[Charts and diagrams as code]
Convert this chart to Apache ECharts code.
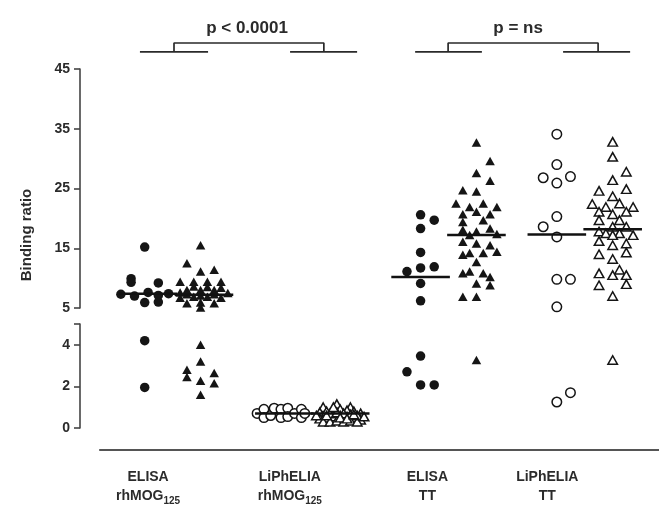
<!DOCTYPE html>
<html><head><meta charset="utf-8">
<script src="https://cdn.jsdelivr.net/npm/echarts@6/dist/echarts.min.js"></script>
<style>html,body{margin:0;padding:0;background:#fff}#c{width:659px;height:506px}</style>
</head><body><div id="c"></div>
<script>
// ---- data: [horizontal slot (jitter), binding ratio] ----
const categories = ['ELISA|rhMOG|125', 'LiPhELIA|rhMOG|125', 'ELISA|TT|', 'LiPhELIA|TT|'];
const categoryPos = [0, 1.04, 2.05, 2.93];
const upperTicks = [5, 15, 25, 35, 45];
const lowerTicks = [0, 2, 4];

const elisaMogCircles = [[-0.5,15.2],[-2.5,9.9],[-2.5,9.3],[1.5,9.2],[-4,7.3],[-2,7.0],[0,7.6],[1.5,7.1],[3,7.4],[-0.5,5.9],[1.5,6.0],[-0.5,4.2],[-0.5,1.95]];
const elisaMogTriangles = [[-0.5,15.5],[-2.5,12.5],[-0.5,11.1],[1.5,11.4],[-3.5,9.4],[-1.5,9.4],[0.5,9.4],[2.5,9.4],[-2.5,8.0],[-0.5,8.0],[1.5,8.0],[-3.5,6.7],[-1.5,6.9],[-0.5,7.1],[0.5,6.9],[2.5,6.7],[-2.5,5.8],[-0.5,5.9],[1.5,5.8],[-0.5,5.1],[-1.5,8.6],[0.5,8.5],[3.5,7.5],[-3.5,7.6],[2.5,8.4],[-2.5,7.3],[1.5,7.3],[-0.5,4.0],[-0.5,3.2],[-2.5,2.8],[-2.5,2.45],[1.5,2.65],[-0.5,2.27],[1.5,2.15],[-0.5,1.6]];
const liphMogCircles = [[-4,0.7],[-3,0.9],[-3,0.5],[-2,0.6],[-1.5,0.95],[-0.5,0.9],[-0.5,0.5],[0.5,0.95],[0.5,0.55],[1.5,0.7],[2.5,0.9],[2.5,0.5],[3,0.7]];
const liphMogTriangles = [[-2.5,1.0],[-0.5,1.15],[1.5,1.0],[-3,0.75],[-2,0.8],[-1,0.85],[0,0.9],[1,0.85],[2,0.8],[3,0.7],[-3,0.45],[-2,0.5],[-1,0.55],[0,0.6],[1,0.55],[2,0.5],[3,0.4],[-2.5,0.3],[-1.5,0.3],[-0.5,0.35],[0.5,0.3],[1.5,0.35],[2.5,0.3],[-1.5,0.7],[0.5,0.7],[2.5,0.6],[-0.5,0.75],[1.5,0.65],[-3.5,0.6],[3.5,0.55],[-1,1.0],[0,0.5],[1,0.45],[-2,0.6],[2,0.65]];
const elisaTTCircles = [[0,20.6],[2,19.7],[0,18.3],[0,14.3],[-2,11.1],[0,11.7],[2,11.9],[0,9.1],[0,6.2],[0,3.46],[-2,2.7],[0,2.07],[2,2.07]];
const elisaTTTriangles = [[0,32.7],[2,29.6],[0,27.6],[2,26.3],[-2,24.7],[0,24.5],[-3,22.5],[-1,21.9],[1,22.5],[3,21.9],[-2,20.7],[0,21.1],[2,20.7],[-2,19.4],[1,19.7],[-2,18.1],[0,17.8],[2,18.3],[3,17.4],[-1,17.2],[-2,16.1],[0,15.8],[2,15.5],[-2,13.9],[-1,14.2],[1,14.2],[3,14.4],[0,12.7],[-2,10.8],[-1,11.1],[1,10.8],[2,10.2],[0,9.1],[2,8.8],[-2,6.9],[0,6.9],[0,3.27]];
const liphTTCircles = [[0,34.1],[0,29.0],[-2,26.8],[0,25.9],[2,27.0],[0,20.3],[-2,18.6],[0,16.9],[0,9.8],[2,9.8],[0,5.2],[2,1.7],[0,1.25]];
const liphTTTriangles = [[0,32.8],[0,30.3],[2,27.8],[0,26.4],[2,24.9],[-2,24.6],[0,23.7],[-3,22.4],[-1,21.9],[1,22.5],[3,21.9],[-2,21.1],[0,20.7],[2,21.1],[-2,19.7],[1,19.7],[0,18.6],[2,18.6],[-2,17.8],[-1,17.5],[1,17.5],[3,17.2],[0,17.2],[-2,16.2],[0,15.5],[2,15.8],[2,14.3],[-2,14.0],[0,13.2],[1,11.4],[-2,10.8],[0,10.5],[2,10.5],[2,9.0],[-2,8.8],[0,7.0],[0,3.27]];
const medians = [7.4, 7.2, 0.7, 0.7, 10.2, 17.2, 17.3, 18.2];

// significance brackets (x in axis units, y in upper-axis units)
const brackets = [
  {text:'p < 0.0001', tx:0.726, left:[-0.06,0.44], right:[1.042,1.534], up:[0.19,1.29]},
  {text:'p = ns', tx:2.716, left:[1.96,2.45], right:[3.046,3.538], up:[2.202,3.303]}
];
const bracketLow = 47.85, bracketHigh = 49.35, bracketText = 51.8;

// ---- build ----
const FONT = '"Liberation Sans", Arial, Helvetica, sans-serif';
const SLOT = 0.05, TRI_OFF = 0.41;
const columns = [
  [elisaMogCircles,0,'circle',false],[elisaMogTriangles,0,'triangle',false],
  [liphMogCircles,1,'circle',true],[liphMogTriangles,1,'triangle',true],
  [elisaTTCircles,2,'circle',false],[elisaTTTriangles,2,'triangle',false],
  [liphTTCircles,3,'circle',true],[liphTTTriangles,3,'triangle',true]
];
const series = [];
columns.forEach(([pts, g, shape, open], ci) => {
  const base = g + (shape === 'triangle' ? TRI_OFF : 0);
  const up = [], lo = [];
  pts.forEach(([s, v]) => (v > 5 ? up : lo).push([base + s * SLOT, v]));
  const style = open ? {color:'#ffffff', borderColor:'#151515', borderWidth:1.5, opacity:1} : {color:'#151515', opacity:1};
  const size = shape === 'circle' ? 9.5 : [9.5, 8.5];
  [[up,0],[lo,1]].forEach(([d,i]) => {
    if (d.length) series.push({type:'scatter', xAxisIndex:i, yAxisIndex:i, data:d, symbol:shape,
      symbolSize:size, itemStyle:style, clip:false, silent:true, z:2});
  });
  const m = medians[ci], mi = m > 5 ? 0 : 1;
  series.push({type:'line', xAxisIndex:mi, yAxisIndex:mi, data:[[base-0.215,m],[base+0.215,m]],
    symbol:'none', lineStyle:{color:'#111',width:2.5}, z:4, clip:false, silent:true});
});
const lineSer = d => ({type:'line', xAxisIndex:0, yAxisIndex:0, data:d, symbol:'none', clip:false, silent:true,
  lineStyle:{color:'#2a2a2a', width:1.7}, z:5});
brackets.forEach(b => {
  series.push(lineSer([[b.left[0],bracketLow],[b.left[1],bracketLow]]));
  series.push(lineSer([[b.right[0],bracketLow],[b.right[1],bracketLow]]));
  series.push(lineSer([[b.up[0],bracketLow],[b.up[0],bracketHigh],[b.up[1],bracketHigh],[b.up[1],bracketLow]]));
});

const axisCol = '#444';
const hiddenX = gi => ({gridIndex:gi, type:'value', min:-0.5, max:3.75, show:false});
const option = {
  animation:false,
  backgroundColor:'#fff',
  grid:[
    {left:80, right:0, top:69, height:239},
    {left:80, right:0, top:324, height:104},
    {left:100, right:0, top:449, height:1}
  ],
  xAxis:[hiddenX(0), hiddenX(1),
    {gridIndex:2, type:'value', min:-0.5 + 20/136.24, max:3.75,
     axisLine:{show:true, onZero:false, lineStyle:{color:'#555', width:2.2}}, axisTick:{show:false}, splitLine:{show:false},
     axisLabel:{customValues:categoryPos, margin:18,
       formatter:(v)=>{ let k=0; categoryPos.forEach((p,i)=>{ if(Math.abs(p-v)<Math.abs(categoryPos[k]-v)) k=i; });
         const [a,b,s] = categories[k].split('|'); return '{b|'+a+'}\n{b|'+b+'}' + (s ? '{s|'+s+'}' : ''); },
       rich:{b:{fontFamily:FONT, fontWeight:'bold', fontSize:14, color:'#2b2b2b', lineHeight:19},
             s:{fontFamily:FONT, fontWeight:'bold', fontSize:10, color:'#2b2b2b', lineHeight:8, verticalAlign:'bottom'}}}}
  ],
  yAxis:[
    {gridIndex:0, type:'value', min:5, max:45,
     axisLine:{show:true, onZero:false, lineStyle:{color:axisCol, width:1.6}},
     axisTick:{show:true, length:6, customValues:upperTicks, lineStyle:{color:axisCol, width:1.6}},
     axisLabel:{customValues:upperTicks, fontFamily:FONT, fontWeight:'bold', fontSize:14, color:'#2b2b2b', margin:10},
     splitLine:{show:false}},
    {gridIndex:1, type:'value', min:0, max:5,
     axisLine:{show:true, onZero:false, lineStyle:{color:axisCol, width:1.6}},
     axisTick:{show:true, length:6, customValues:[0,2,4,5], lineStyle:{color:axisCol, width:1.6}},
     axisLabel:{customValues:lowerTicks, fontFamily:FONT, fontWeight:'bold', fontSize:14, color:'#2b2b2b', margin:10},
     splitLine:{show:false}},
    {gridIndex:2, type:'value', min:0, max:1, show:false}
  ],
  graphic:[{type:'text', x:27, y:235, rotation:Math.PI/2,
    style:{text:'Binding ratio', fontFamily:FONT, fontWeight:'bold', fontSize:15, fill:'#2b2b2b', align:'center', verticalAlign:'middle'}}],
  series
};
const chart = echarts.init(document.getElementById('c'), null, {renderer:'canvas'});
chart.setOption(option);
// p-value texts placed through the upper grid's scales
chart.setOption({graphic: brackets.map((b, i) => {
  const [px, py] = chart.convertToPixel({xAxisIndex:0, yAxisIndex:0}, [b.tx, bracketText]);
  return {id:'p'+i, type:'text', x:px, y:py, z:10,
    style:{text:b.text, fontFamily:FONT, fontWeight:'bold', fontSize:17, fill:'#2b2b2b', align:'center', verticalAlign:'middle'}};
})});
</script></body></html>
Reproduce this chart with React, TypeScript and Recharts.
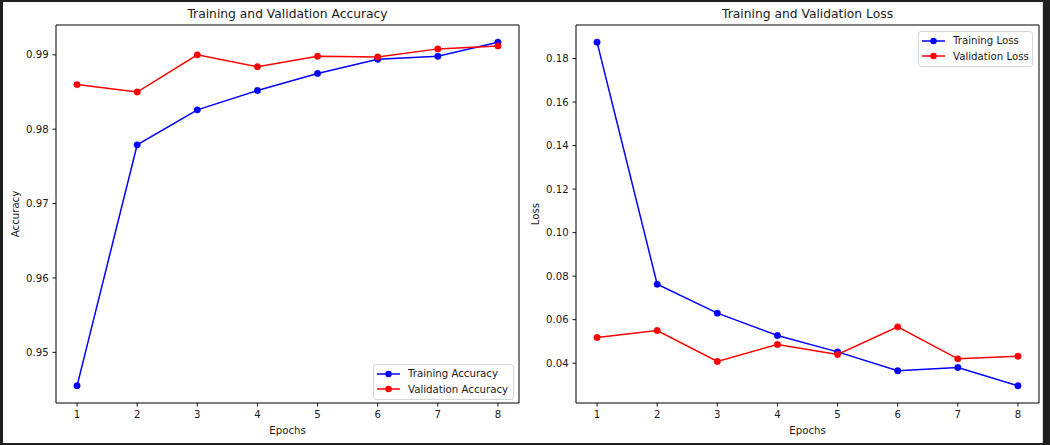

Problem details: Nothing but the lines from the start of the records above through the line with "const lowerTicks = [0, 2, 4];" should be retyped, each exactly as written; leave out all pictures.

Problem solution:
Convert this chart to Apache ECharts code.
<!DOCTYPE html>
<html><head><meta charset="utf-8">
<script src="https://cdn.jsdelivr.net/npm/echarts@6/dist/echarts.min.js"></script>
<style>html,body{margin:0;padding:0;background:#fff}#c{width:659px;height:506px}</style>
</head><body><div id="c"></div>
<script>
// ---- data: [horizontal slot (jitter), binding ratio] ----
const categories = ['ELISA|rhMOG|125', 'LiPhELIA|rhMOG|125', 'ELISA|TT|', 'LiPhELIA|TT|'];
const categoryPos = [0, 1.04, 2.05, 2.93];
const upperTicks = [5, 15, 25, 35, 45];
const lowerTicks = [0, 2, 4];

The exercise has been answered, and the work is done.